- From: Vincent Scheib <scheib@google.com>
- Date: Tue, 5 Jun 2012 07:35:20 -0700
- To: Anne van Kesteren <annevk@annevk.nl>
- Cc: whatwg <whatwg@lists.whatwg.org>, Chris Pearce <cpearce@mozilla.com>, Webapps WG <public-webapps@w3.org>, Robert O'Callahan <robert@ocallahan.org>, Jer Noble <jer.noble@apple.com>
On Tue, Jun 5, 2012 at 1:06 AM, Anne van Kesteren <annevk@annevk.nl> wrote: > On Mon, Jun 4, 2012 at 11:13 PM, Jer Noble <jer.noble@apple.com> wrote: >> Actually, in WebKit, we explicitly also message the document from which the element was removed in that case. I don't see why this behavior couldn't be standardized. > > Why should we standardize this if we always notify the document? Is > there a benefit to notifying both the element and the document? Many applications will consider they are the only users of an interface. If so, it doesn't matter much where the notifications come in. Next, developers are likely to include more than one bit of functionality on a page. E.g. a game portal with a few games that could be clicked on to go Fullscreen and or enter Pointer Lock. It's more straight forward to place listeners on each game's relevant elements, and not expect to receive cross communication from some other portion of the page. If listeners must all live on the document than application developers must write more code to track what's going on. Oh, you received an error event? Has this component recently attempted fullscreen/lock?

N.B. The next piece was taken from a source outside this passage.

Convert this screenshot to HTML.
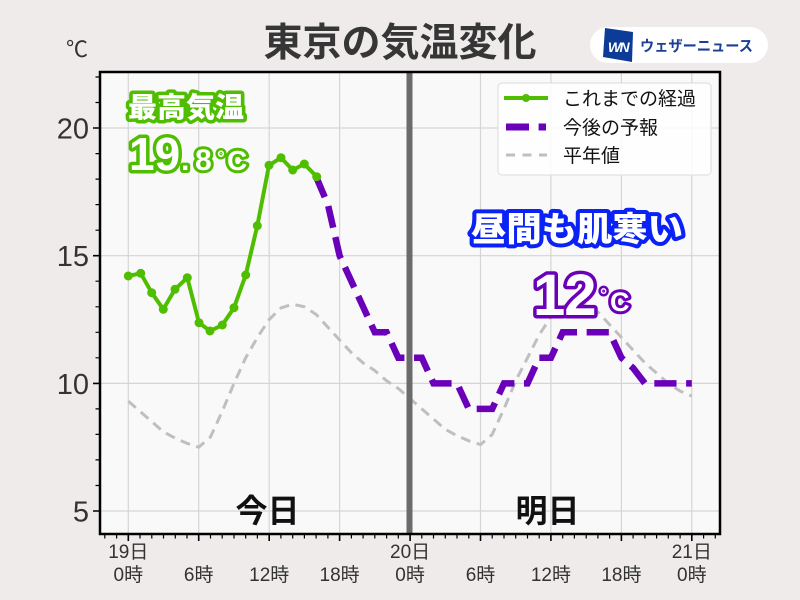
<!DOCTYPE html>
<html lang="ja">
<head>
<meta charset="utf-8">
<style>
  html,body{margin:0;padding:0;background:#eeebea;}
  svg{display:block;}
  text{font-family:"Liberation Sans","Noto Sans CJK JP",sans-serif;}
  .jp{font-family:"Noto Sans CJK JP","Liberation Sans",sans-serif;}
</style>
</head>
<body>
<svg width="800" height="600" viewBox="0 0 800 600" xmlns="http://www.w3.org/2000/svg">
  <rect x="0" y="0" width="800" height="600" fill="#eeebea"/>

  <!-- title -->
  <text class="jp" x="400" y="56" text-anchor="middle" font-size="39" font-weight="700" fill="#363636">東京の気温変化</text>

  <!-- logo -->
  <rect x="590" y="27" width="178" height="36" rx="18" fill="#ffffff"/>
  <polygon points="605,28 633,32 632,62 603,57" fill="#0c3c98"/>
  <text x="618" y="52" text-anchor="middle" font-size="14" font-weight="700" font-style="italic" fill="#ffffff" letter-spacing="-1.5">WN</text>
  <text class="jp" x="640" y="51" font-size="15" font-weight="700" fill="#1b3f94" textLength="113" lengthAdjust="spacingAndGlyphs">ウェザーニュース</text>

  <!-- unit -->
  <text class="jp" x="88" y="57" text-anchor="end" font-size="22" fill="#333">℃</text>

  <!-- plot background -->
  <rect x="100" y="72" width="620" height="462" fill="#faf9fa"/>

  <!-- grid -->
  <g stroke="#d6d4d6" stroke-width="1.2">
    <line x1="128.3" y1="72" x2="128.3" y2="534"/>
    <line x1="198.7" y1="72" x2="198.7" y2="534"/>
    <line x1="269.2" y1="72" x2="269.2" y2="534"/>
    <line x1="339.6" y1="72" x2="339.6" y2="534"/>
    <line x1="480.5" y1="72" x2="480.5" y2="534"/>
    <line x1="550.9" y1="72" x2="550.9" y2="534"/>
    <line x1="621.4" y1="72" x2="621.4" y2="534"/>
    <line x1="691.8" y1="72" x2="691.8" y2="534"/>
    <line x1="100" y1="511" x2="720" y2="511"/>
    <line x1="100" y1="383.4" x2="720" y2="383.4"/>
    <line x1="100" y1="255.7" x2="720" y2="255.7"/>
    <line x1="100" y1="128" x2="720" y2="128"/>
  </g>

  <!-- normal (gray dashed) -->
  <polyline fill="none" stroke="#c0bfc0" stroke-width="3" stroke-dasharray="10 6.5"
    points="128.3,401.2 140.0,411.4 151.8,421.6 163.5,431.9 175.3,438.2 187.0,443.3 198.7,447.2 210.5,437.0 222.2,411.4 234.0,383.4 245.7,357.8 257.4,337.4 269.2,319.5 280.9,308.0 292.7,304.2 304.4,306.8 316.1,314.4 327.9,327.2 339.6,340.0 351.4,352.7 363.1,362.9 374.8,370.6 386.6,380.8 398.3,388.5 410.1,398.7 421.8,408.9 433.5,419.1 445.3,429.3 457.0,435.7 468.8,440.8 480.5,444.6 492.2,434.4 504.0,408.9 515.7,380.8 527.5,357.8 539.2,334.8 550.9,317.0 562.7,306.8 574.4,301.7 586.2,304.2 597.9,311.9 609.6,324.6 621.4,337.4 633.1,350.2 644.9,362.9 656.6,373.1 668.3,383.4 680.1,391.0 691.8,396.1"/>

  <!-- forecast (purple dashed) -->
  <polyline fill="none" stroke="#6a00b8" stroke-width="6.5" stroke-dasharray="22.2 9.6" stroke-linejoin="miter"
    points="316.1,176.7 327.9,204.6 339.6,255.7 351.4,281.2 363.1,306.8 374.8,332.3 386.6,332.3 398.3,357.8 410.1,357.8 421.8,357.8 433.5,383.4 445.3,383.4 457.0,383.4 468.8,408.9 480.5,408.9 492.2,408.9 504.0,383.4 515.7,383.4 527.5,383.4 539.2,357.8 550.9,357.8 562.7,332.3 574.4,332.3 586.2,332.3 597.9,332.3 609.6,332.3 621.4,357.8 633.1,368.0 644.9,383.4 656.6,383.4 668.3,383.4 680.1,383.4 691.8,383.4"/>

  <!-- observed (green) -->
  <polyline fill="none" stroke="#50be00" stroke-width="4" stroke-linejoin="round"
    points="128.3,276 140.7,273.3 151.7,292.7 163.3,309.3 175,289.3 187.3,277.7 199,322.7 210,331 222.3,325 234,307.7 245.7,275 257.3,225.7 269,165.3 281,157.7 292.7,170 304.3,164 316.7,176.7"/>
  <g fill="#50be00">
    <circle cx="128.3" cy="276" r="4.5"/>
    <circle cx="140.7" cy="273.3" r="4.5"/>
    <circle cx="151.7" cy="292.7" r="4.5"/>
    <circle cx="163.3" cy="309.3" r="4.5"/>
    <circle cx="175" cy="289.3" r="4.5"/>
    <circle cx="187.3" cy="277.7" r="4.5"/>
    <circle cx="199" cy="322.7" r="4.5"/>
    <circle cx="210" cy="331" r="4.5"/>
    <circle cx="222.3" cy="325" r="4.5"/>
    <circle cx="234" cy="307.7" r="4.5"/>
    <circle cx="245.7" cy="275" r="4.5"/>
    <circle cx="257.3" cy="225.7" r="4.5"/>
    <circle cx="269" cy="165.3" r="4.5"/>
    <circle cx="281" cy="157.7" r="4.5"/>
    <circle cx="292.7" cy="170" r="4.5"/>
    <circle cx="304.3" cy="164" r="4.5"/>
    <circle cx="316.7" cy="176.7" r="4.5"/>
  </g>

  <!-- day divider -->
  <rect x="406.5" y="72" width="6" height="462" fill="#6b6b6b"/>

  <!-- day labels -->
  <text class="jp" x="267.5" y="522" text-anchor="middle" font-size="32" font-weight="700" fill="#111">今日</text>
  <text class="jp" x="547.5" y="522" text-anchor="middle" font-size="32" font-weight="700" fill="#111">明日</text>

  <!-- annotations -->
  <g stroke-linejoin="round">
    <text class="jp" x="128" y="117" font-size="28" font-weight="900" fill="#fff" stroke="#50be00" stroke-width="7" paint-order="stroke" textLength="116" lengthAdjust="spacingAndGlyphs">最高気温</text>
    <text x="129" y="170" font-size="46" font-weight="700" fill="#fff" stroke="#50be00" stroke-width="7" paint-order="stroke">19</text>
    <text x="181" y="170" font-size="30" font-weight="700" fill="#fff" stroke="#50be00" stroke-width="6" paint-order="stroke">.</text>
    <text x="195" y="170" font-size="30" font-weight="700" fill="#fff" stroke="#50be00" stroke-width="6" paint-order="stroke">8</text>
    <text x="217" y="165" font-size="20" font-weight="700" fill="#fff" stroke="#50be00" stroke-width="5" paint-order="stroke">°</text>
    <text x="227" y="170" font-size="28" font-weight="700" fill="#fff" stroke="#50be00" stroke-width="6" paint-order="stroke">C</text>

    <text class="jp" x="471" y="241" font-size="34" font-weight="900" fill="#fff" stroke="#0a22f5" stroke-width="8" paint-order="stroke" textLength="212" lengthAdjust="spacingAndGlyphs">昼間も肌寒い</text>

    <text x="533" y="315" font-size="58" font-weight="700" fill="#fff" stroke="#6a00b8" stroke-width="7" paint-order="stroke" letter-spacing="-1">12</text>
    <text x="600" y="301" font-size="18" font-weight="700" fill="#fff" stroke="#6a00b8" stroke-width="5" paint-order="stroke">°</text>
    <text x="610" y="311" font-size="27" font-weight="700" fill="#fff" stroke="#6a00b8" stroke-width="6" paint-order="stroke">C</text>
  </g>

  <!-- legend -->
  <rect x="498" y="83" width="213" height="92" rx="4" fill="#ffffff" fill-opacity="0.85" stroke="#dcdcdc" stroke-width="1"/>
  <line x1="504" y1="98" x2="548" y2="98" stroke="#50be00" stroke-width="4"/>
  <circle cx="526" cy="98" r="4" fill="#50be00"/>
  <line x1="506" y1="127" x2="546" y2="127" stroke="#6a00b8" stroke-width="7" stroke-dasharray="23 9.6"/>
  <line x1="506" y1="155" x2="547" y2="155" stroke="#c0bfc0" stroke-width="3" stroke-dasharray="9 7.5"/>
  <text class="jp" x="563" y="105" font-size="19" fill="#111">これまでの経過</text>
  <text class="jp" x="563" y="134" font-size="19" fill="#111">今後の予報</text>
  <text class="jp" x="563" y="162" font-size="19" fill="#111">平年値</text>

  <!-- axes frame -->
  <rect x="100" y="72" width="620" height="462" fill="none" stroke="#000" stroke-width="2.5"/>

  <!-- x ticks -->
  <path fill="none" stroke="#000" stroke-width="1.2" d="M104.8 535v3.5 M116.6 535v3.5 M140.0 535v3.5 M151.8 535v3.5 M163.5 535v3.5 M175.3 535v3.5 M187.0 535v3.5 M210.5 535v3.5 M222.2 535v3.5 M234.0 535v3.5 M245.7 535v3.5 M257.4 535v3.5 M280.9 535v3.5 M292.7 535v3.5 M304.4 535v3.5 M316.1 535v3.5 M327.9 535v3.5 M351.4 535v3.5 M363.1 535v3.5 M374.8 535v3.5 M386.6 535v3.5 M398.3 535v3.5 M421.8 535v3.5 M433.5 535v3.5 M445.3 535v3.5 M457.0 535v3.5 M468.8 535v3.5 M492.2 535v3.5 M504.0 535v3.5 M515.7 535v3.5 M527.5 535v3.5 M539.2 535v3.5 M562.7 535v3.5 M574.4 535v3.5 M586.2 535v3.5 M597.9 535v3.5 M609.6 535v3.5 M633.1 535v3.5 M644.9 535v3.5 M656.6 535v3.5 M668.3 535v3.5 M680.1 535v3.5 M703.6 535v3.5 M715.3 535v3.5"/>
  <path fill="none" stroke="#000" stroke-width="1.6" d="M128.3 535v6 M198.7 535v6 M269.2 535v6 M339.6 535v6 M410.1 535v6 M480.5 535v6 M550.9 535v6 M621.4 535v6 M691.8 535v6"/>

  <!-- y ticks -->
  <path fill="none" stroke="#000" stroke-width="1.2" d="M99 485.5h-3.5 M99 459.9h-3.5 M99 434.4h-3.5 M99 408.9h-3.5 M99 357.8h-3.5 M99 332.3h-3.5 M99 306.8h-3.5 M99 281.2h-3.5 M99 230.2h-3.5 M99 204.6h-3.5 M99 179.1h-3.5 M99 153.6h-3.5 M99 102.5h-3.5 M99 77h-3.5"/>
  <path fill="none" stroke="#000" stroke-width="1.6" d="M99 511h-6 M99 383.4h-6 M99 255.7h-6 M99 128h-6"/>

  <!-- y labels -->
  <g font-size="29" fill="#333" text-anchor="end">
    <text x="89" y="521.5">5</text>
    <text x="89" y="393.9">10</text>
    <text x="89" y="266.2">15</text>
    <text x="89" y="138.5">20</text>
  </g>

  <!-- x labels -->
  <g class="jp" font-size="19" fill="#333" text-anchor="middle">
    <text x="128.3" y="558">19日</text>
    <text x="128.3" y="581">0時</text>
    <text x="198.7" y="581">6時</text>
    <text x="269.2" y="581">12時</text>
    <text x="339.6" y="581">18時</text>
    <text x="410.1" y="558">20日</text>
    <text x="410.1" y="581">0時</text>
    <text x="480.5" y="581">6時</text>
    <text x="550.9" y="581">12時</text>
    <text x="621.4" y="581">18時</text>
    <text x="691.8" y="558">21日</text>
    <text x="691.8" y="581">0時</text>
  </g>
</svg>
</body>
</html>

What if you did request and you will succeed, but another component also requested on the same user gesture and that generated an error event? Application developers all must go through some additional checks to figure out if the messages were intended for them. Finally, some pages may have applications that expect to be removed from the DOM. I don't think we'd expect this very often, but developers should be able to handle it. Even if the specs didn't dispatch change events to the document the developers could detect that the element was removed and stop whatever they were doing with them.